William Wyggeston (sometimes spelt William Wigston; c. 1467 – 1536) was an English wool merchant based in Leicester. He was part of the Wyggeston family, which included at least one other William Wyggeston.

Although the family had been influential before, he became extremely wealthy (in 1522 records indicate he paid 22% of the tax levied on Leicester), and became Mayor of the Corporation of Leicester twice, and represented Leicester in the Seventh Parliament of Henry VII.

==Life==
He was born c. 1467, the son and heir of Alderman John Wigston of the Newarke, Leicester, who had been Mayor of Leicester in 1469. William was made a freeman of Leicester in 1493–94, filled various municipal offices and became Mayor of Leicester in 1499, was elected M.P. for Leicester in 1504, and was again made mayor in 1510.

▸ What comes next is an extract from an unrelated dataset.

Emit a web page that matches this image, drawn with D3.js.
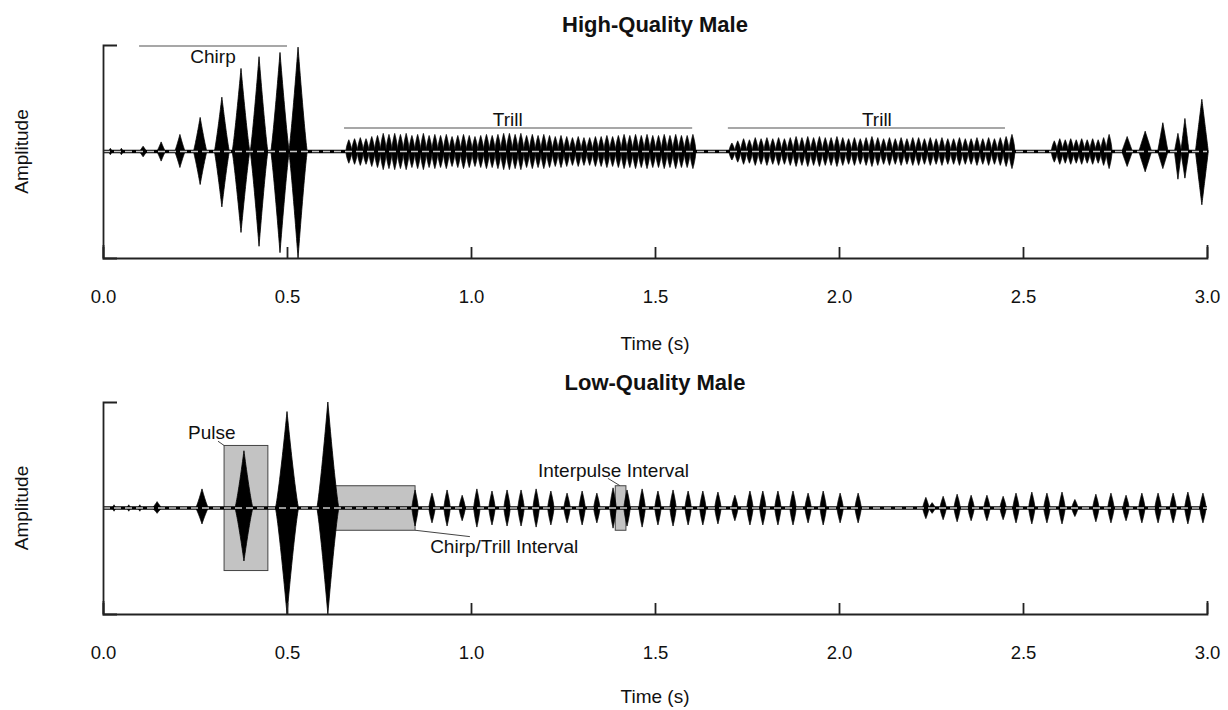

He was a wool merchant of the Staple of Calais, and it is stated on his monument that he was mayor of Calais four times. He was certainly mayor of Calais in November 1514.

He married twice, firstly Isabella, sister of Alderman Richard Gillot, and secondly Agnes, the widow of a Mr Trotter. He had no children.

==Legacy==
Wyggeston was also known as a benefactor, and set up an early 'hospital' (almshouse) in Leicester in 1513, now called Wyggeston's Hospital, and funded by the income of the Swannington estate, which he bought in 1520. The hospital still exists as a retirement home for old people, based on Hinckley Road in the West End of Leicester. The original hospital was next to St Martin's Church (now Leicester Cathedral).

After Wyggeston's death, his brother Thomas Wyggeston, as a trustee, used part of the money to establish a grammar school in Leicester. Whilst this eventually became defunct, it gave its name to the later Wyggeston Grammar School for Boys, succeeded by the Wyggeston and Queen Elizabeth I College. Wyggeston Grammar School for Girls was founded not long after the Victorian boys' school. In 1981 it merged with another girls' grammar school in Leicester, Collegiate Girls' School, and stopped taking in girls at eleven. It instead became a Sixth Form college known as Wyggeston Collegiate Sixth Form College. Later still it became known as Regent College.

Wyggeston is one of the figures honoured by Leicester's Clock Tower (which spells his name 'Wigston').

A Freemasons' meeting in Leicester named a Lodge after William Wyggeston which was consecrated on 1 July 1910. The Wyggeston Lodge, No.3448 also takes William Wyggeston's motto, "Date eleemosynam et ecce omnia munda sunt vobis"/ "Give freely of yourself and behold all Worlds are yours".

There is a pub in Wigston named after him. The name is there spelt "Wygston".